Stated goal: Copy exactly the lines from the beginning of the data down to and including the line holding "xpos = np.arange(len(conditions))", without any pictures.

━━━━━━━━

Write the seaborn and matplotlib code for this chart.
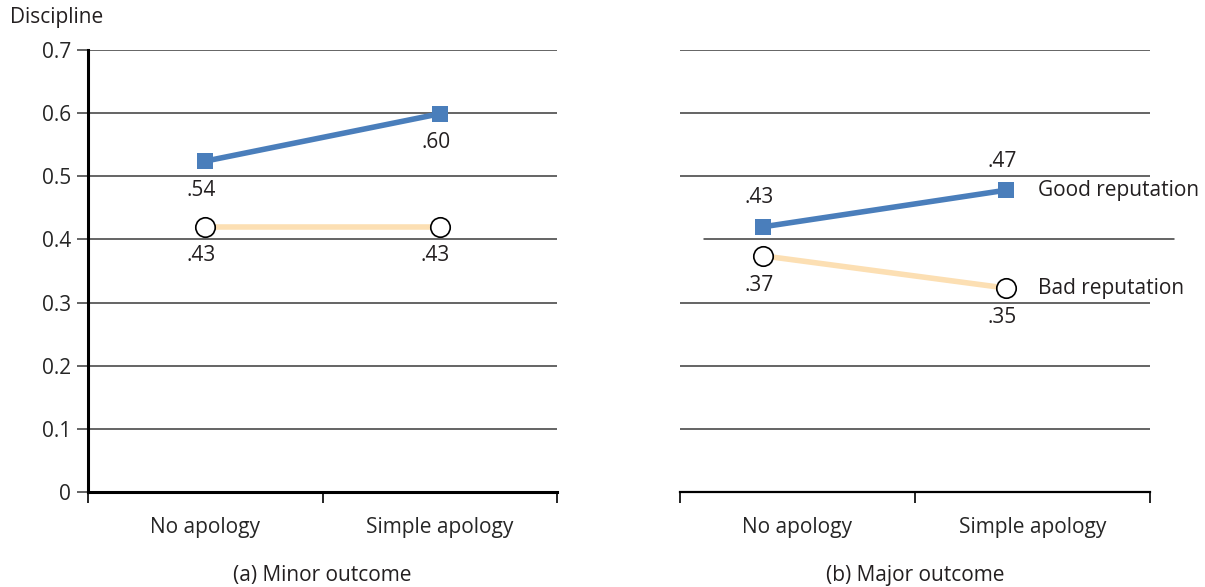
import numpy as np
import pandas as pd
import matplotlib
matplotlib.use("Agg")
import matplotlib.pyplot as plt
import seaborn as sns

# ==========================================
# DATA
# ==========================================
conditions = ["No apology", "Simple apology"]
series_names = ["Good reputation", "Bad reputation"]
panel_titles = ["(a) Minor outcome", "(b) Major outcome"]

# plotted heights
minor_good = [0.524, 0.599]
minor_bad = [0.420, 0.420]
major_good = [0.420, 0.478]
major_bad = [0.374, 0.323]

# printed value labels
minor_good_lbl = [".54", ".60"]
minor_bad_lbl = [".43", ".43"]
major_good_lbl = [".43", ".47"]
major_bad_lbl = [".37", ".35"]

y_ticks = [0, 0.1, 0.2, 0.3, 0.4, 0.5, 0.6, 0.7]
y_tick_labels = ["0", "0.1", "0.2", "0.3", "0.4", "0.5", "0.6", "0.7"]

BLUE = "#4a7ebb"
PEACH = "#fcdfb3"
GRID = "#3a3a3a"
TXT = "#231f20"

sns.set_theme(style="white")
plt.rcParams['font.family'] = ['Open Sans', 'DejaVu Sans']
plt.rcParams['text.color'] = TXT
FS = 15

fig = plt.figure(figsize=(12.05, 5.87), dpi=100)
ax_l = fig.add_axes([88 / 1205, 95 / 587, 469 / 1205, 442 / 587])
ax_r = fig.add_axes([680 / 1205, 95 / 587, 470 / 1205, 442 / 587])

# (axes, good, bad, labels, label direction, x limits)
panels = [
    (ax_l, minor_good, minor_bad, minor_good_lbl, minor_bad_lbl, [-1, -1], [-1, -1], (-0.5, 1.5)),
    (ax_r, major_good, major_bad, major_good_lbl, major_bad_lbl, [1, 1], [-1, -1], (-0.342, 1.592)),
]

xpos = np.arange(len(conditions))

for i, (ax, good, bad, good_lbl, bad_lbl, good_dir, bad_dir, xl) in enumerate(panels):
    df = pd.DataFrame({
        "x": np.concatenate([xpos, xpos]),
        "y": good + bad,
        "series": [series_names[0]] * 2 + [series_names[1]] * 2,
    })
    # bad line under the good one
    sns.lineplot(data=df[df.series == series_names[1]], x="x", y="y", ax=ax,
                 color=PEACH, lw=4, marker="o", markersize=14,
                 markerfacecolor="white", markeredgecolor="black",
                 markeredgewidth=1.2, zorder=3, legend=False)
    sns.lineplot(data=df[df.series == series_names[0]], x="x", y="y", ax=ax,
                 color=BLUE, lw=4, marker="s", markersize=12,
                 markeredgewidth=0, zorder=4, legend=False)

    for xv, yv, s, d in zip(xpos, good, good_lbl, good_dir):
        ax.annotate(s, (xv, yv), xytext=(-3, 21 * d), textcoords="offset points",
                    ha="center", va="center", fontsize=FS)
    for xv, yv, s, d in zip(xpos, bad, bad_lbl, bad_dir):
        ax.annotate(s, (xv, yv), xytext=(-3, 21 * d), textcoords="offset points",
                    ha="center", va="center", fontsize=FS)

    lo, hi = xl
    ax.set_xlim(lo, hi)
    ax.set_ylim(0, 0.7)
    ax.set_xlabel("")
    ax.set_ylabel("")

    # tick marks at the panel edges and middle, category names at quarters
    ax.set_xticks([lo + f * (hi - lo) for f in (0, 0.5, 1)])
    ax.set_xticklabels([])
    ax.set_xticks([lo + f * (hi - lo) for f in (0.25, 0.75)], minor=True)
    ax.set_xticklabels(conditions, minor=True, fontsize=FS)
    ax.tick_params(axis="x", which="major", direction="out", length=8,
                   width=1.2, color="black", bottom=True)
    ax.tick_params(axis="x", which="minor", length=0, pad=18)

    for sp in ["top", "right"]:
        ax.spines[sp].set_visible(False)
    ax.spines["bottom"].set_color("black")

    ax.text(0.5, -0.19, panel_titles[i], transform=ax.transAxes,
            ha="center", va="center", fontsize=FS)

    # horizontal gridlines
    for yt in y_ticks[1:]:
        if i == 1 and abs(yt - 0.4) < 1e-9:
            # this one sits a little to the right in the original
            ax.plot([0.05, 1.05], [yt, yt], color=GRID, lw=1.1,
                    transform=ax.get_yaxis_transform(), clip_on=False, zorder=1)
        else:
            ax.axhline(yt, color=GRID, lw=1.1, zorder=1)

# left panel: y axis
ax_l.set_yticks(y_ticks)
ax_l.set_yticklabels(y_tick_labels, fontsize=FS)
ax_l.tick_params(axis="y", direction="out", length=8, width=1.1, color=GRID, left=True, pad=4)
ax_l.spines["left"].set_color("black")
ax_l.spines["left"].set_linewidth(2.2)
ax_l.spines["bottom"].set_linewidth(2.2)
fig.text(10 / 1205, 1 - 18 / 587, "Discipline", ha="left", va="center", fontsize=FS)

# right panel: no y axis, series names beside the last points
ax_r.spines["left"].set_visible(False)
ax_r.spines["bottom"].set_linewidth(1.6)
ax_r.set_yticks([])
for yv, name in [(major_good[-1], series_names[0]), (major_bad[-1], series_names[1])]:
    ax_r.annotate(name, (xpos[-1], yv), xytext=(23, 0), textcoords="offset points",
                  ha="left", va="center", fontsize=FS)

fig.savefig("out.png", dpi=100)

━━━━━━━━

Result:
Write the seaborn and matplotlib code for this chart.
import numpy as np
import pandas as pd
import matplotlib
matplotlib.use("Agg")
import matplotlib.pyplot as plt
import seaborn as sns

# ==========================================
# DATA
# ==========================================
conditions = ["No apology", "Simple apology"]
series_names = ["Good reputation", "Bad reputation"]
panel_titles = ["(a) Minor outcome", "(b) Major outcome"]

# plotted heights
minor_good = [0.524, 0.599]
minor_bad = [0.420, 0.420]
major_good = [0.420, 0.478]
major_bad = [0.374, 0.323]

# printed value labels
minor_good_lbl = [".54", ".60"]
minor_bad_lbl = [".43", ".43"]
major_good_lbl = [".43", ".47"]
major_bad_lbl = [".37", ".35"]

y_ticks = [0, 0.1, 0.2, 0.3, 0.4, 0.5, 0.6, 0.7]
y_tick_labels = ["0", "0.1", "0.2", "0.3", "0.4", "0.5", "0.6", "0.7"]

BLUE = "#4a7ebb"
PEACH = "#fcdfb3"
GRID = "#3a3a3a"
TXT = "#231f20"

sns.set_theme(style="white")
plt.rcParams['font.family'] = ['Open Sans', 'DejaVu Sans']
plt.rcParams['text.color'] = TXT
FS = 15

fig = plt.figure(figsize=(12.05, 5.87), dpi=100)
ax_l = fig.add_axes([88 / 1205, 95 / 587, 469 / 1205, 442 / 587])
ax_r = fig.add_axes([680 / 1205, 95 / 587, 470 / 1205, 442 / 587])

# (axes, good, bad, labels, label direction, x limits)
panels = [
    (ax_l, minor_good, minor_bad, minor_good_lbl, minor_bad_lbl, [-1, -1], [-1, -1], (-0.5, 1.5)),
    (ax_r, major_good, major_bad, major_good_lbl, major_bad_lbl, [1, 1], [-1, -1], (-0.342, 1.592)),
]

xpos = np.arange(len(conditions))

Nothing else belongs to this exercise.